Carlo Freccero, la Tv futura vuole renderci più soli

Con la televisione delle piattaforme l’utente è artefice del proprio palinsesto

Carlo Freccero, la Tv futura vuole renderci più soli

INTERVISTA Carlo Freccero, dietro le quinte ma non esattamente in posizione defilata, è una delle persone che hanno rinnovato la televisione italiana. Amato e spesso criticato, non c’è dubbio che Freccero abbia orientato, con idee e stile riconoscibili, l’evoluzione di un mezzo di comunicazione che non smette di mutare forma. A Serralunga, per il Laboratorio di Resistenza permanente della fondazione Mirafiore, venerdì scorso ha proposto una riflessione su ciò che attende gli spettatori di domani con la presentazione del suo libro Televisione fata e strega.

Freccero, prima di iniziare la sua lunga esperienza in televisione, lei si laurea in filosofia (con un tesi su Foucault, attento scrutatore del potere). Cosa deve alla sua formazione?
«C’è qualcosa di frenetico nel fare televisione: il rischio di smarrire la lucidità è molto alto. La filosofia è stata per me uno strumento formidabile perché mi ha permesso di concettualizzare ciò che facevo. Trovare una teoria e un senso dietro ogni progetto. E ancora: è stata necessaria per comprendere il contesto in cui mi trovavo a lavorare e accettare i cambiamenti in corso».

Questo approccio razionale come ha modificato il suo rapporto, privato, con la televisione?
«Devo ammettere che, con il passare del tempo, ha finito per strutturarsi come un rapporto di studio. Nessun godimento nella fruizione, un rapporto analitico, improntato da una certa freddezza».

Lei inizia la sua carriera in Fininvest ma curiosamente il suo nome è legato alla vicenda dell’“editto bulgaro” sulla Rai e allo scontro aperto con Berlusconi.
«Cominciai a lavorare con Berlusconi per caso. Era un innovatore nella stagione d’oro delle Tv commerciali. La televisione crea sogni e narrazioni che conquistano, ma facilmente si trasformano in incubi altrettanto potenti. Un giorno Frédéric Mitterand, ministro francese nipote dell’ex presidente, mi disse che disprezzava la Tv commerciale, ma che quello era il futuro. Non ci si poteva sottrarre, era una storia che seguiva il proprio corso. La politica finì per adeguarsi».

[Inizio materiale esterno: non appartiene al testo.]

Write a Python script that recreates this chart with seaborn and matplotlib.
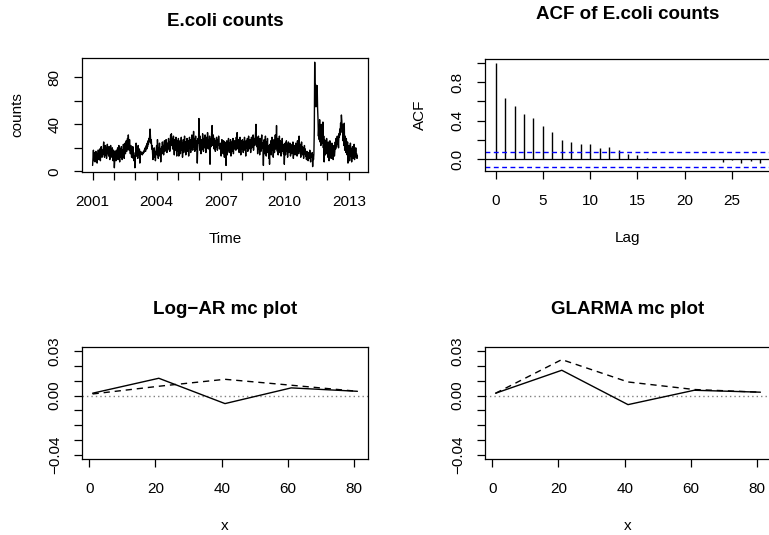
import numpy as np
import pandas as pd
import matplotlib
matplotlib.use("Agg")
import matplotlib.pyplot as plt
import seaborn as sns

# ---------------- data ----------------
ts_start = 2001
ts_freq = 52
counts = [
    # 2001
    5, 12, 18, 9, 14, 16, 8, 13, 17, 11, 15, 7, 12, 18, 14, 10, 16, 19, 13, 9, 17, 21, 15, 12, 18, 14,
    20, 25, 16, 12, 19, 22, 14, 17, 11, 20, 23, 15, 18, 13, 21, 16, 10, 19, 22, 14, 17, 12, 20, 15, 9, 18,
    # 2002
    14, 3, 11, 17, 13, 9, 18, 12, 15, 20, 10, 16, 22, 13, 8, 17, 19, 12, 21, 15, 10, 18, 14, 23, 16, 11,
    19, 24, 15, 20, 26, 17, 22, 28, 19, 31, 24, 18, 27, 20, 15, 22, 17, 12, 19, 14, 21, 11, 16, 9, 13, 3,
    # 2003
    10, 18, 24, 13, 20, 16, 11, 22, 17, 14, 19, 7, 15, 17, 15, 16, 15, 14, 16, 15, 17, 16, 18, 19, 20, 17,
    21, 22, 19, 24, 21, 26, 23, 28, 25, 30, 36, 29, 24, 27, 19, 22, 16, 10, 18, 14, 20, 12, 17, 9, 15, 19,
    # 2004
    22, 14, 27, 18, 11, 20, 16, 24, 13, 19, 8, 17, 21, 15, 25, 18, 22, 14, 20, 26, 17, 23, 19, 27, 21, 16,
    24, 18, 22, 28, 20, 25, 17, 23, 31, 26, 32, 22, 28, 19, 25, 30, 21, 14, 27, 18, 24, 29, 20, 13, 26, 22,
    # 2005
    17, 28, 13, 23, 19, 26, 15, 21, 29, 18, 24, 12, 20, 27, 16, 22, 30, 19, 25, 14, 23, 18, 28, 21, 17, 26,
    13, 22, 29, 20, 24, 16, 27, 19, 31, 23, 18, 25, 34, 21, 28, 17, 24, 30, 19, 26, 22, 7, 20, 28, 24, 45,
    # 2006
    26, 18, 30, 21, 15, 27, 23, 19, 32, 24, 17, 28, 20, 25, 31, 22, 16, 29, 24, 20, 33, 26, 19, 27, 22, 30,
    6, 24, 28, 21, 33, 39, 27, 22, 31, 25, 19, 28, 23, 17, 26, 21, 29, 24, 18, 27, 22, 30, 25, 19, 23, 21,
    # 2007
    24, 13, 21, 27, 18, 23, 15, 26, 20, 12, 25, 17, 22, 5, 19, 26, 14, 23, 18, 28, 21, 16, 24, 19, 27, 13,
    22, 25, 17, 21, 28, 15, 23, 19, 26, 20, 24, 18, 29, 22, 33, 25, 19, 27, 21, 16, 24, 29, 20, 14, 23, 26,
    # 2008
    19, 27, 22, 16, 25, 21, 29, 18, 24, 13, 26, 20, 23, 28, 17, 22, 30, 19, 25, 21, 27, 16, 24, 29, 20, 26,
    23, 31, 18, 25, 28, 22, 27, 33, 40, 26, 21, 29, 15, 24, 30, 19, 25, 14, 28, 22, 17, 26, 31, 20, 24, 18,
    # 2009
    5, 21, 27, 15, 24, 30, 18, 13, 25, 20, 28, 16, 22, 11, 19, 6, 23, 17, 26, 14, 21, 29, 18, 24, 12, 20,
    27, 16, 23, 31, 19, 25, 39, 22, 17, 28, 14, 24, 20, 30, 16, 26, 21, 13, 25, 19, 28, 17, 23, 15, 22, 6,
    # 2010
    19, 24, 14, 21, 26, 17, 23, 12, 20, 25, 16, 22, 18, 24, 13, 21, 19, 15, 23, 17, 25, 11, 20, 18, 22, 14,
    19, 24, 16, 21, 13, 26, 18, 22, 15, 30, 20, 17, 23, 12, 19, 25, 16, 21, 14, 20, 11, 18, 22, 15, 19, 13,
    # 2011
    14, 10, 17, 12, 15, 9, 16, 13, 11, 18, 12, 8, 15, 13, 12, 16, 4, 14, 10, 15, 35, 93, 60, 74, 55, 72,
    58, 73, 54, 45, 30, 38, 27, 44, 25, 33, 22, 40, 29, 35, 24, 42, 20, 30, 8, 27, 23, 14, 26, 19, 28, 15,
    # 2012
    22, 12, 25, 17, 9, 20, 26, 15, 21, 11, 18, 24, 14, 19, 10, 16, 22, 13, 17, 25, 19, 28, 21, 26, 30, 23,
    27, 20, 32, 29, 36, 31, 41, 37, 48, 43, 33, 40, 26, 36, 22, 41, 18, 30, 24, 16, 28, 20, 14, 25, 7, 18,
    # 2013
    12, 22, 9, 17, 24, 13, 19, 8, 15, 21, 11, 18, 14, 23, 10, 16, 13, 20, 12, 15, 11, 13,
]

acf_lags = list(range(0, 29))
acf_vals = [1.0, 0.63, 0.555, 0.472, 0.428, 0.348, 0.279, 0.204, 0.183, 0.159,
            0.159, 0.114, 0.124, 0.093, 0.059, 0.047, 0.015, 0.006, 0.005, 0.007,
            0.004, 0.005, 0.003, 0.006, -0.03, -0.01, -0.035, -0.02, -0.035]

mc_x = [1, 21, 41, 61, 81]
logar_solid = [0.0016, 0.0117, -0.0054, 0.0052, 0.0029]
logar_dashed = [0.0011, 0.0063, 0.0110, 0.0070, 0.0029]
glarma_solid = [0.0016, 0.0171, -0.0061, 0.0036, 0.0023]
glarma_dashed = [0.0016, 0.0243, 0.0092, 0.0041, 0.0023]
mc_ylim = (-0.04, 0.03)

# ---------------- style ----------------
sns.set_theme(style="ticks")
plt.rcParams['font.family'] = ['Liberation Sans', 'DejaVu Sans']
plt.rcParams['axes.unicode_minus'] = True

W, H = 769, 535
fig = plt.figure(figsize=(W / 100, H / 100), dpi=100)
fig.patch.set_facecolor('white')


def add_ax(x0, y0, x1, y1):
    return fig.add_axes([x0 / W, 1 - y1 / H, (x1 - x0) / W, (y1 - y0) / H])


def r_range(vals):
    lo, hi = min(vals), max(vals)
    e = (hi - lo) * 0.04
    return lo - e, hi + e


def style(ax, title, title_off, xlabel, ylabel):
    ax.set_facecolor('white')
    for s in ax.spines.values():
        s.set_visible(True)
        s.set_color('black')
        s.set_linewidth(0.9)
    ax.tick_params(axis='both', direction='out', length=5.5, width=0.9, color='black',
                   labelsize=11, labelcolor='black')
    ax.tick_params(axis='x', pad=11)
    ax.tick_params(axis='y', pad=9, labelrotation=90)
    for lab in ax.get_yticklabels():
        lab.set_va('center')
        lab.set_ha('right')
    h_px = ax.get_position().height * H
    w_px = ax.get_position().width * W
    ax.text(0.5, 1 + title_off / h_px, title, transform=ax.transAxes, ha='center', va='center',
            fontsize=13.5, fontweight='bold', color='black')
    ax.set_xlabel(xlabel, fontsize=11, color='black')
    ax.set_ylabel(ylabel, fontsize=11, color='black')
    ax.xaxis.set_label_coords(0.5, -67 / h_px)
    ax.xaxis.label.set_va('center')
    ax.yaxis.set_label_coords(-65 / w_px, 0.5)
    ax.yaxis.label.set_va('center')
    ax.grid(False)


# ---------------- panel 1: time series ----------------
ax1 = add_ax(82, 58, 368, 172)
t = ts_start + np.arange(len(counts)) / ts_freq
df_ts = pd.DataFrame({'Time': t, 'counts': counts})
sns.lineplot(data=df_ts, x='Time', y='counts', ax=ax1, color='black', lw=1.0)
years = list(range(2001, 2014))
ax1.set_xticks(years)
ax1.set_xticklabels([str(y) if (y - 2001) % 3 == 0 else '' for y in years])
yt = [0, 20, 40, 60, 80]
ax1.set_yticks(yt)
ax1.set_yticklabels(['0', '', '40', '', '80'])
ax1.set_xlim(*r_range(list(t)))
ax1.set_ylim(*r_range(counts))
style(ax1, 'E.coli counts', 37, 'Time', 'counts')

# ---------------- panel 2: ACF ----------------
ax2 = add_ax(485, 58.5, 771, 171)
n = len(counts)
clim = 1.96 / np.sqrt(n)
ax2.vlines(acf_lags, 0, acf_vals, color='black', lw=1.0)
ax2.axhline(0, color='black', lw=0.9)
ax2.axhline(clim, color='blue', lw=1.0, ls=(0, (3.5, 2.5)))
ax2.axhline(-clim, color='blue', lw=1.0, ls=(0, (3.5, 2.5)))
ax2.set_xticks([0, 5, 10, 15, 20, 25])
ax2.set_yticks([0, 0.2, 0.4, 0.6, 0.8, 1.0])
ax2.set_yticklabels(['0.0', '', '0.4', '', '0.8', ''])
ax2.set_xlim(*r_range(acf_lags))
ax2.set_ylim(*r_range(acf_vals + [clim, -clim]))
style(ax2, 'ACF of E.coli counts', 44, 'Lag', 'ACF')

# ---------------- panels 3 & 4: mc plots ----------------
def mc_panel(ax, solid, dashed, title):
    ax.axhline(0, color='gray', lw=1.0, ls=(0, (1, 2.2)))
    sns.lineplot(x=mc_x, y=solid, ax=ax, color='black', lw=1.0)
    sns.lineplot(x=mc_x, y=dashed, ax=ax, color='black', lw=1.0, linestyle=(0, (4.5, 3.5)))
    ax.set_xticks([0, 20, 40, 60, 80])
    yt = [-0.04, -0.03, -0.02, -0.01, 0.0, 0.01, 0.02, 0.03]
    ax.set_yticks(yt)
    ax.set_yticklabels(['\u22120.04', '', '', '', '0.00', '', '', '0.03'])
    ax.set_xlim(*r_range(mc_x))
    ax.set_ylim(*r_range(list(mc_ylim)))
    style(ax, title, 37, 'x', '')


ax3 = add_ax(82, 347, 368, 459)
mc_panel(ax3, logar_solid, logar_dashed, 'Log\u2212AR mc plot')
ax4 = add_ax(485, 347, 771, 459)
mc_panel(ax4, glarma_solid, glarma_dashed, 'GLARMA mc plot')

fig.savefig('out.png', dpi=100, facecolor='white')
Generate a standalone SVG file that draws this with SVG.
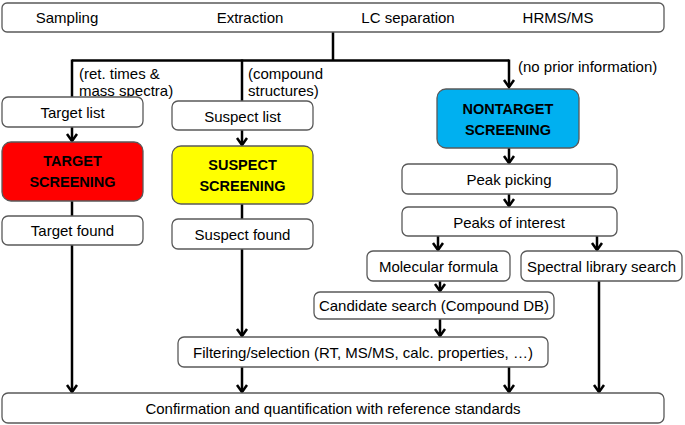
<svg xmlns="http://www.w3.org/2000/svg" width="685" height="425" viewBox="0 0 685 425">
<style>
.box{fill:#fff;stroke:#595959;stroke-width:1.3}
.t{font-family:"Liberation Sans",Arial,sans-serif;font-size:15px;fill:#000;text-anchor:middle;dominant-baseline:central}
.l{font-family:"Liberation Sans",Arial,sans-serif;font-size:15px;fill:#000;dominant-baseline:central}
.b{font-family:"Liberation Sans",Arial,sans-serif;font-size:14.5px;font-weight:bold;fill:#000;text-anchor:middle;dominant-baseline:central}
.c{fill:none;stroke:#000;stroke-width:2.5}
.a{marker-end:url(#arr)}
</style>
<defs>
<marker id="arr" markerUnits="userSpaceOnUse" orient="auto" refX="0" refY="0" overflow="visible">
<path d="M-7,-5 L0,0 L-7,5" fill="none" stroke="#000" stroke-width="2.5"/>
</marker>
</defs>
<g id="connectors">
<path class="c" d="M333,32 V60.5"/>
<path class="c" d="M72,60.5 H509"/>
<path class="c" d="M72,59.5 V97"/>
<path class="c" d="M242,59.5 V101"/>
<path class="c a" d="M509,59.5 V87"/>
<path class="c a" d="M72,127 V141"/>
<path class="c" d="M72,201 V216"/>
<path class="c a" d="M72,245 V392"/>
<path class="c a" d="M242,130 V145"/>
<path class="c" d="M242,204 V219"/>
<path class="c a" d="M242,249 V336"/>
<path class="c a" d="M509,148 V163"/>
<path class="c a" d="M509,194 V206"/>
<path class="c a" d="M438,236 V250"/>
<path class="c a" d="M597,236 V250"/>
<path class="c a" d="M440,281 V291"/>
<path class="c a" d="M440,319 V336"/>
<path class="c a" d="M242,367 V392"/>
<path class="c a" d="M509,367 V392"/>
<path class="c a" d="M599,281 V392"/>
</g>
<g id="workflow">
<rect class="box" x="2" y="3" width="662" height="29" rx="5"/>
<text class="t" x="67" y="17">Sampling</text>
<text class="t" x="250" y="17">Extraction</text>
<text class="t" x="408" y="17">LC separation</text>
<text class="t" x="558" y="17">HRMS/MS</text>
</g>
<g id="labels">
<text class="l" x="79" y="73">(ret. times &amp;</text>
<text class="l" x="79" y="90">mass spectra)</text>
<text class="l" x="248" y="73">(compound</text>
<text class="l" x="248" y="90">structures)</text>
<text class="l" x="518" y="66">(no prior information)</text>
</g>
<g id="target-list"><rect class="box" x="2" y="97" width="141" height="30" rx="6"/><text class="t" x="72.5" y="112.5">Target list</text></g>
<g id="target-screening"><rect x="2" y="142" width="141" height="59" rx="9" fill="#ff0000" stroke="#595959" stroke-width="1.3"/><text class="b" x="72.5" y="161">TARGET</text><text class="b" x="72.5" y="182">SCREENING</text></g>
<g id="target-found"><rect class="box" x="2" y="216" width="141" height="29" rx="6"/><text class="t" x="72.5" y="230.5">Target found</text></g>
<g id="suspect-list"><rect class="box" x="172" y="101" width="141" height="29" rx="6"/><text class="t" x="242.5" y="116">Suspect list</text></g>
<g id="suspect-screening"><rect x="172" y="146" width="141" height="58" rx="9" fill="#ffff00" stroke="#595959" stroke-width="1.3"/><text class="b" x="242.5" y="165">SUSPECT</text><text class="b" x="242.5" y="186">SCREENING</text></g>
<g id="suspect-found"><rect class="box" x="172" y="219" width="141" height="30" rx="6"/><text class="t" x="242.5" y="234">Suspect found</text></g>
<g id="nontarget-screening"><rect x="437" y="89" width="142" height="59" rx="9" fill="#00b0f0" stroke="#595959" stroke-width="1.3"/><text class="b" x="508" y="109">NONTARGET</text><text class="b" x="508" y="130">SCREENING</text></g>
<g id="peak-picking"><rect class="box" x="402" y="164" width="215" height="30" rx="6"/><text class="t" x="509" y="179.5">Peak picking</text></g>
<g id="peaks-of-interest"><rect class="box" x="402" y="207" width="215" height="29" rx="6"/><text class="t" x="509" y="222">Peaks of interest</text></g>
<g id="molecular-formula"><rect class="box" x="367" y="251" width="143" height="30" rx="6"/><text class="t" x="438.5" y="266">Molecular formula</text></g>
<g id="spectral-library-search"><rect class="box" x="521" y="251" width="161" height="30" rx="6"/><text class="t" x="601.5" y="266">Spectral library search</text></g>
<g id="candidate-search"><rect class="box" x="314" y="292" width="240" height="27" rx="6"/><text class="t" x="434" y="305.5">Candidate search (Compound DB)</text></g>
<g id="filtering"><rect class="box" x="178" y="337" width="370" height="30" rx="6"/><text class="t" x="363" y="352.5">Filtering/selection (RT, MS/MS, calc. properties, …)</text></g>
<g id="confirmation"><rect class="box" x="2" y="393" width="662" height="30" rx="6"/><text class="t" x="333" y="408.5">Confirmation and quantification with reference standards</text></g>
</svg>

Una storia, quella della Tv commerciale, non poi così lunga. I social e lo streaming hanno presto imposto nuovi modelli. È ancora televisione quella delle piattaforme a pagamento?
«Credo sia qualcosa di diverso: l’utente, in questo caso, è artefice del proprio palinsesto. Un modello che crea un altro tipo di consumo. Più che la televisione, le analogie possono essere fatte con il cinema. Con Raiplay anche il servizio pubblico si adegua alla proposta dei giganti americani».

Un’altra rivoluzione in corso, dunque. Come cambia la figura dello spettatore?
«Provo a sintetizzare così: se il servizio pubblico ci voleva più colti, la Tv commerciale più ricchi, la nuova televisione, ibridata con social network e nuovi media, ci ha reso simili a giovani influencer. Forse, possiamo sostenere che l’obiettivo della televisione del futuro, quella delle piattaforme, è di renderci più soli».

Gli appuntamenti della fondazione Mirafiore proseguono con la lezione del filosofo Umberto Galimberti “L’uomo nell’era della tecnica”, in programma sabato 30 novembre, alle 18.30.